Among those countries signing onto the Pathways initiative is Chile, a country that five years ago was the target of Washington's disdain. Having abstained at the United Nations from supporting the U.S. call for invading Iraq, Chile was reduced to signing its long-awaited free trade agreement with the United States at a tea-and-cookies ceremony in Miami. This week, Bush lauded the agreement with Chile not simply for increasing trade by more than 180 percent, but "most importantly" for benefiting small-business owners, workers and farmers.
The changing relation with Chile has parallels with other nations that were in the Bush doghouse. Mexico, once shunned for the same reason as Chile, is now the main beneficiary of a new security assistance package that recognizes the U.S.' shared responsibility in combating Mexico's drug violence.
Clearly, a return to sensibility and moderation hasn't made dealing with Latin America's extremes any easier. Venezuela's Hugo Chavez and Bolivia's Evo Morales continue to exploit hostility toward the U.S. for political gain, acting as if "diplomacy is all about using external factors for internal benefit," Shannon lamented.
Most recently, both Bolivia and Venezuela expelled U.S. ambassadors. And President Daniel Ortega of Nicaragua declined to meet with Bush in New York, despite the fact that his country is part of the Central American free trade deal with the U.S.
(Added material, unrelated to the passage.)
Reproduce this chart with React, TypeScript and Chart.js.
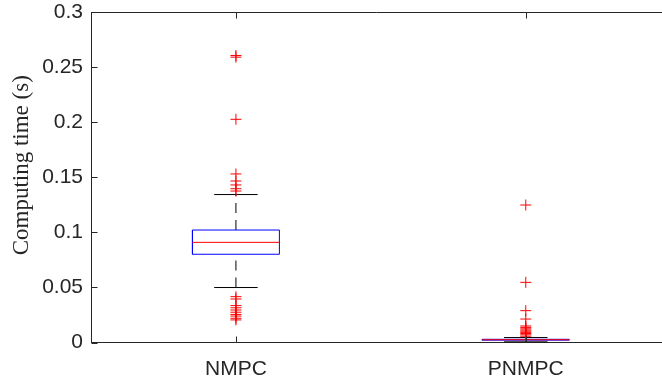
import React, { useEffect, useRef } from "react";
import { Chart, registerables } from "chart.js";

Chart.register(...registerables);

// ---- data ----
const categories = ["NMPC", "PNMPC"];
const q1 = [0.0801, 0.0021];
const median = [0.0909, 0.0025];
const q3 = [0.1021, 0.0029];
const lowerWhisker = [0.0499, 0.0006];
const upperWhisker = [0.1343, 0.0045];
const outliersNMPC = [
  0.2605, 0.259, 0.2026, 0.153, 0.1466, 0.143, 0.1396, 0.1375,
  0.0416, 0.0395, 0.0335, 0.0315, 0.0295, 0.0275, 0.0255, 0.024, 0.022, 0.0205,
];
const outliersPNMPC = [
  0.1248, 0.0546, 0.0289, 0.0213, 0.015, 0.0137, 0.0124, 0.0113, 0.0103, 0.0092,
  0.0082, 0.007, 0.0057,
];
const yTicks = [0, 0.05, 0.1, 0.15, 0.2, 0.25, 0.3];
const yTitle = "Computing time (s)";

const BOX_HALF = 0.15;
const CAP_HALF = 0.075;
const AXIS_COLOR = "#262626";

const framePlugin = {
  id: "matlabFrame",
  afterDraw(chart: any) {
    const { ctx, chartArea: a, scales } = chart;
    const L = Math.round(a.left) + 0.5;
    const R = Math.round(a.right);
    const T = Math.round(a.top) + 0.5;
    const B = Math.round(a.bottom) - 0.5;
    const tl = 6;
    ctx.save();
    ctx.strokeStyle = AXIS_COLOR;
    ctx.lineWidth = 1;
    ctx.beginPath();
    ctx.moveTo(L, T);
    ctx.lineTo(R, T);
    yTicks.forEach((v) => {
      const py = Math.round(scales.y.getPixelForValue(v)) + 0.5;
      ctx.moveTo(L, py);
      ctx.lineTo(L + tl, py);
    });
    categories.forEach((_, i) => {
      const px = Math.round(scales.x.getPixelForValue(i + 1)) + 0.5;
      ctx.moveTo(px, B);
      ctx.lineTo(px, B - tl);
      ctx.moveTo(px, T);
      ctx.lineTo(px, T + tl);
    });
    ctx.stroke();

    // y-axis title (serif, LaTeX-like)
    ctx.save();
    ctx.translate(22, (a.top + a.bottom) / 2 - 12);
    ctx.rotate(-Math.PI / 2);
    ctx.fillStyle = AXIS_COLOR;
    ctx.font = '23px "Liberation Serif"';
    ctx.textAlign = "center";
    ctx.textBaseline = "middle";
    ctx.fillText(yTitle, 0, 0);
    ctx.restore();
    ctx.restore();
  },
};

function seg(points: { x: number; y: number }[], color: string, order: number, dash: number[] = []) {
  return {
    type: "line" as const,
    data: points,
    borderColor: color,
    borderWidth: 1,
    borderDash: dash,
    pointRadius: 0,
    fill: false,
    tension: 0,
    order,
  };
}

export default function App() {
  const ref = useRef<HTMLCanvasElement>(null);

  useEffect(() => {
    if (!ref.current) return;
    const datasets: any[] = [];
    categories.forEach((_, i) => {
      const c = i + 1;
      const outs = i === 0 ? outliersNMPC : outliersPNMPC;
      datasets.push({
        type: "scatter",
        data: outs.map((v) => ({ x: c, y: v })),
        pointStyle: "cross",
        pointRadius: 5.5,
        pointBorderColor: "#ff0000",
        pointBorderWidth: 1,
        borderColor: "#ff0000",
        backgroundColor: "#ff0000",
        showLine: false,
        order: 0,
      });
      datasets.push(
        seg(
          [
            { x: c - BOX_HALF, y: median[i] },
            { x: c + BOX_HALF, y: median[i] },
          ],
          "#ff0000",
          1
        )
      );
      datasets.push(
        seg(
          [
            { x: c - BOX_HALF, y: q1[i] },
            { x: c + BOX_HALF, y: q1[i] },
            { x: c + BOX_HALF, y: q3[i] },
            { x: c - BOX_HALF, y: q3[i] },
            { x: c - BOX_HALF, y: q1[i] },
          ],
          "#0000ff",
          2
        )
      );
      datasets.push(
        seg(
          [
            { x: c, y: q3[i] },
            { x: c, y: upperWhisker[i] },
          ],
          "#000000",
          3,
          [10, 7]
        )
      );
      datasets.push(
        seg(
          [
            { x: c, y: lowerWhisker[i] },
            { x: c, y: q1[i] },
          ],
          "#000000",
          3,
          [10, 7]
        )
      );
      datasets.push(
        seg(
          [
            { x: c - CAP_HALF, y: upperWhisker[i] },
            { x: c + CAP_HALF, y: upperWhisker[i] },
          ],
          "#000000",
          3
        )
      );
      datasets.push(
        seg(
          [
            { x: c - CAP_HALF, y: lowerWhisker[i] },
            { x: c + CAP_HALF, y: lowerWhisker[i] },
          ],
          "#000000",
          3
        )
      );
    });

    const chart = new Chart(ref.current, {
      type: "line",
      data: { datasets },
      plugins: [framePlugin],
      options: {
        responsive: false,
        animation: false,
        events: [],
        layout: { autoPadding: false, padding: { left: 0, right: 0, top: 12, bottom: 0 } },
        plugins: { legend: { display: false }, tooltip: { enabled: false } },
        scales: {
          x: {
            type: "linear",
            min: 0.5,
            max: 2.47,
            position: "bottom",
            afterBuildTicks: (scale: any) => {
              scale.ticks = categories.map((_, i) => ({ value: i + 1 }));
            },
            afterFit: (scale: any) => {
              scale.height = 37.5;
              scale.paddingLeft = 0;
              scale.paddingRight = 0;
            },
            ticks: {
              autoSkip: false,
              maxRotation: 0,
              padding: 14,
              color: AXIS_COLOR,
              font: { family: "Liberation Sans", size: 21 },
              callback: (v: any) => categories[Math.round(Number(v)) - 1] ?? "",
            },
            grid: { display: false, drawTicks: false },
            border: { display: true, color: AXIS_COLOR, width: 1 },
          },
          y: {
            type: "linear",
            min: 0,
            max: 0.3,
            afterBuildTicks: (scale: any) => {
              scale.ticks = yTicks.map((v) => ({ value: v }));
            },
            afterFit: (scale: any) => {
              scale.width = 91;
              scale.paddingTop = 0;
              scale.paddingBottom = 0;
            },
            ticks: {
              padding: 8,
              color: AXIS_COLOR,
              font: { family: "Liberation Sans", size: 21 },
              callback: (v: any) => String(Number(Number(v).toFixed(2))),
            },
            grid: { display: false, drawTicks: false },
            border: { display: true, color: AXIS_COLOR, width: 1 },
          },
        },
      },
    } as any);
    return () => chart.destroy();
  }, []);

  return (
    <div
      style={{
        position: "absolute",
        left: 0,
        top: 0,
        width: 662,
        height: 380,
        overflow: "hidden",
        background: "#ffffff",
      }}
    >
      <canvas ref={ref} width={662} height={380} style={{ display: "block" }} />
    </div>
  );
}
For Bolivia in particular, Shannon has gone the extra mile, even agreeing to meet Morales at 5 a.m. during his last visit in July. Aware that any U.S. effort in Bolivia was becoming a political flashpoint, Shannon had been carefully courting support for alternative development initiatives from other countries. "It was our intent to hand over relationships that were functioning in the hemisphere," he said.
Had the Bush administration not been caught up in ideological squabbles so early, the later efforts from moderates might have been received differently. As it stands, the age of prosperity is still out of the reach of the majority of Latin Americans and the Pathways initiative is at the very least an acknowledgement of that fact.